Goal:
Write out all records as given; omit images.

Items:
▬▬▬▬▬▬▬▬▬▬

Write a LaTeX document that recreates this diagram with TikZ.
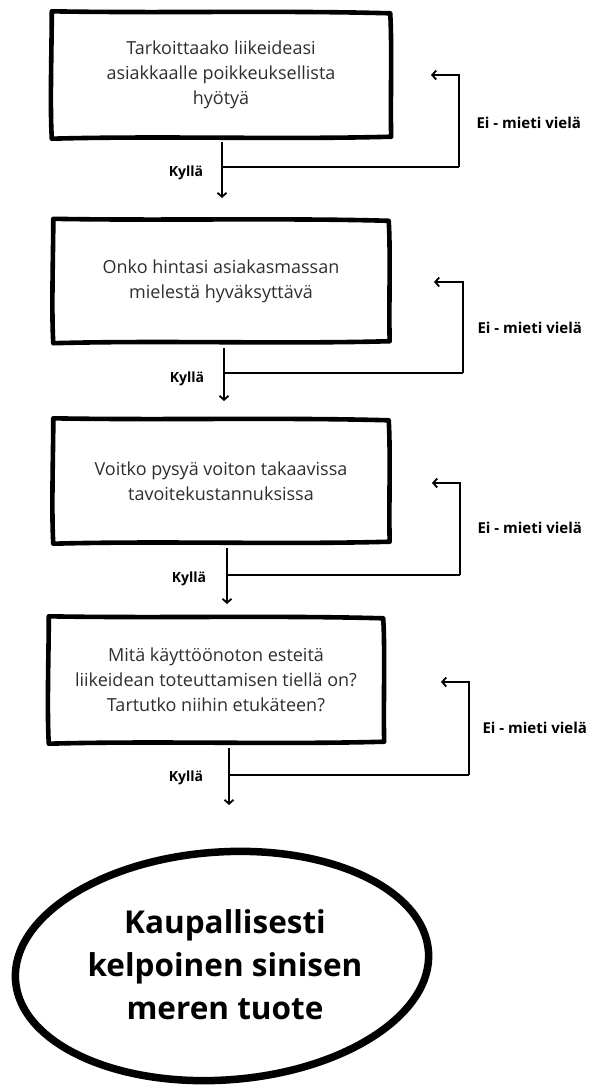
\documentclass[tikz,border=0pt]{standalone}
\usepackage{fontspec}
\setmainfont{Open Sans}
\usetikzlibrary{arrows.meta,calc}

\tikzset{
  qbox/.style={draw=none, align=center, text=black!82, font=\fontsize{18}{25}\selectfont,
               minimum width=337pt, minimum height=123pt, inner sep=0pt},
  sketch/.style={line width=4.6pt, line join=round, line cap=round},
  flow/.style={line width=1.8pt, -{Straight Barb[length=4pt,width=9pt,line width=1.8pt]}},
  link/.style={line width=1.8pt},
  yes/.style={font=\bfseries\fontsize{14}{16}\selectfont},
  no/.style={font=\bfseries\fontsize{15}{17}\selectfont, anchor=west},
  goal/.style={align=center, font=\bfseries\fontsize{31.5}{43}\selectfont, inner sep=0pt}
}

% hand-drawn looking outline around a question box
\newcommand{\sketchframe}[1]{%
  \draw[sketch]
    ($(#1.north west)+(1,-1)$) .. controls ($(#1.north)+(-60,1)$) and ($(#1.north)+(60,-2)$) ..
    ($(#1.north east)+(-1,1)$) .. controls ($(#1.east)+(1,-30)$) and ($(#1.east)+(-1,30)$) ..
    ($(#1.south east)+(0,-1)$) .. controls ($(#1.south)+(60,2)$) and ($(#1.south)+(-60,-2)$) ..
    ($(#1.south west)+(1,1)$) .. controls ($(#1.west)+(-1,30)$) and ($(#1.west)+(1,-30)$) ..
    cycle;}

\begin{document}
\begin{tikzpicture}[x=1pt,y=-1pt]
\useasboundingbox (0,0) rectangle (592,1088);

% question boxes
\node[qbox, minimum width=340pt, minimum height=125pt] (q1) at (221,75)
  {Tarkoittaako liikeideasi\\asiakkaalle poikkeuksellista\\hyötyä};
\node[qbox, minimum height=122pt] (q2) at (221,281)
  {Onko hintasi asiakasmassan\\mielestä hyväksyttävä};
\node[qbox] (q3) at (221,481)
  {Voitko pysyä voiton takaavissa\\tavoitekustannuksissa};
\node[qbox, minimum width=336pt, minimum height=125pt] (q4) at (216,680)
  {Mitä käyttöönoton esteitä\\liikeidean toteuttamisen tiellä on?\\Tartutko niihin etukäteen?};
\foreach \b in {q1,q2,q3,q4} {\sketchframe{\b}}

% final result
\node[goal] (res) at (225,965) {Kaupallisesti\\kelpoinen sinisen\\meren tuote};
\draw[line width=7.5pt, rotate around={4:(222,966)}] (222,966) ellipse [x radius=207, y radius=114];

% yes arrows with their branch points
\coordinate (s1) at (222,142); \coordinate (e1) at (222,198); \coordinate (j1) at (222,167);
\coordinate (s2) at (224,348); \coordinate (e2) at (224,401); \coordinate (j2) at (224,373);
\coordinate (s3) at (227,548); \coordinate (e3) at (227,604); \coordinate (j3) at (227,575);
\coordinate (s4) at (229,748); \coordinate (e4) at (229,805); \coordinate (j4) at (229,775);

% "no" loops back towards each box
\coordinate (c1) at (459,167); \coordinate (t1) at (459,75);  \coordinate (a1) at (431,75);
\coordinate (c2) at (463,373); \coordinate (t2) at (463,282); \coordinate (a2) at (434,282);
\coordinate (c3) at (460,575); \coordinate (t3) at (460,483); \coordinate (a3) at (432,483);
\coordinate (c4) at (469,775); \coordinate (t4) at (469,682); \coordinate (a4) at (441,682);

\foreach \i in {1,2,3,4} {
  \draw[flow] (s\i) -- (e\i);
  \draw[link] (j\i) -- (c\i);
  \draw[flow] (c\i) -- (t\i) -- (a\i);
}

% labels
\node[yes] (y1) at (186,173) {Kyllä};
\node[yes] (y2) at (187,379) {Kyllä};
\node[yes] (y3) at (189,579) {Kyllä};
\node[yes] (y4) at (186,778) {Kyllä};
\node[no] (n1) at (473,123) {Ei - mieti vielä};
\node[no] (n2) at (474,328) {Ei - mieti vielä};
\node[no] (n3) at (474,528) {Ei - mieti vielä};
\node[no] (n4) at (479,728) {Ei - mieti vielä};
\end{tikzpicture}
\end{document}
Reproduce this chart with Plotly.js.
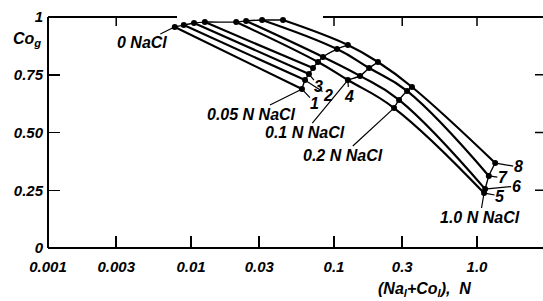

▬▬▬▬▬▬▬▬▬▬

Full solution:
Write a LaTeX document that recreates this diagram with TikZ.
\documentclass[tikz,border=0pt]{standalone}
\usepackage{fontspec}
\setmainfont{Open Sans}
\usetikzlibrary{arrows.meta,calc}

\tikzset{
  qbox/.style={draw=none, align=center, text=black!82, font=\fontsize{18}{25}\selectfont,
               minimum width=337pt, minimum height=123pt, inner sep=0pt},
  sketch/.style={line width=4.6pt, line join=round, line cap=round},
  flow/.style={line width=1.8pt, -{Straight Barb[length=4pt,width=9pt,line width=1.8pt]}},
  link/.style={line width=1.8pt},
  yes/.style={font=\bfseries\fontsize{14}{16}\selectfont},
  no/.style={font=\bfseries\fontsize{15}{17}\selectfont, anchor=west},
  goal/.style={align=center, font=\bfseries\fontsize{31.5}{43}\selectfont, inner sep=0pt}
}

% hand-drawn looking outline around a question box
\newcommand{\sketchframe}[1]{%
  \draw[sketch]
    ($(#1.north west)+(1,-1)$) .. controls ($(#1.north)+(-60,1)$) and ($(#1.north)+(60,-2)$) ..
    ($(#1.north east)+(-1,1)$) .. controls ($(#1.east)+(1,-30)$) and ($(#1.east)+(-1,30)$) ..
    ($(#1.south east)+(0,-1)$) .. controls ($(#1.south)+(60,2)$) and ($(#1.south)+(-60,-2)$) ..
    ($(#1.south west)+(1,1)$) .. controls ($(#1.west)+(-1,30)$) and ($(#1.west)+(1,-30)$) ..
    cycle;}

\begin{document}
\begin{tikzpicture}[x=1pt,y=-1pt]
\useasboundingbox (0,0) rectangle (592,1088);

% question boxes
\node[qbox, minimum width=340pt, minimum height=125pt] (q1) at (221,75)
  {Tarkoittaako liikeideasi\\asiakkaalle poikkeuksellista\\hyötyä};
\node[qbox, minimum height=122pt] (q2) at (221,281)
  {Onko hintasi asiakasmassan\\mielestä hyväksyttävä};
\node[qbox] (q3) at (221,481)
  {Voitko pysyä voiton takaavissa\\tavoitekustannuksissa};
\node[qbox, minimum width=336pt, minimum height=125pt] (q4) at (216,680)
  {Mitä käyttöönoton esteitä\\liikeidean toteuttamisen tiellä on?\\Tartutko niihin etukäteen?};
\foreach \b in {q1,q2,q3,q4} {\sketchframe{\b}}

% final result
\node[goal] (res) at (225,965) {Kaupallisesti\\kelpoinen sinisen\\meren tuote};
\draw[line width=7.5pt, rotate around={4:(222,966)}] (222,966) ellipse [x radius=207, y radius=114];

% yes arrows with their branch points
\coordinate (s1) at (222,142); \coordinate (e1) at (222,198); \coordinate (j1) at (222,167);
\coordinate (s2) at (224,348); \coordinate (e2) at (224,401); \coordinate (j2) at (224,373);
\coordinate (s3) at (227,548); \coordinate (e3) at (227,604); \coordinate (j3) at (227,575);
\coordinate (s4) at (229,748); \coordinate (e4) at (229,805); \coordinate (j4) at (229,775);

% "no" loops back towards each box
\coordinate (c1) at (459,167); \coordinate (t1) at (459,75);  \coordinate (a1) at (431,75);
\coordinate (c2) at (463,373); \coordinate (t2) at (463,282); \coordinate (a2) at (434,282);
\coordinate (c3) at (460,575); \coordinate (t3) at (460,483); \coordinate (a3) at (432,483);
\coordinate (c4) at (469,775); \coordinate (t4) at (469,682); \coordinate (a4) at (441,682);

\foreach \i in {1,2,3,4} {
  \draw[flow] (s\i) -- (e\i);
  \draw[link] (j\i) -- (c\i);
  \draw[flow] (c\i) -- (t\i) -- (a\i);
}

% labels
\node[yes] (y1) at (186,173) {Kyllä};
\node[yes] (y2) at (187,379) {Kyllä};
\node[yes] (y3) at (189,579) {Kyllä};
\node[yes] (y4) at (186,778) {Kyllä};
\node[no] (n1) at (473,123) {Ei - mieti vielä};
\node[no] (n2) at (474,328) {Ei - mieti vielä};
\node[no] (n3) at (474,528) {Ei - mieti vielä};
\node[no] (n4) at (479,728) {Ei - mieti vielä};
\end{tikzpicture}
\end{document}
Reproduce this chart with Plotly.js.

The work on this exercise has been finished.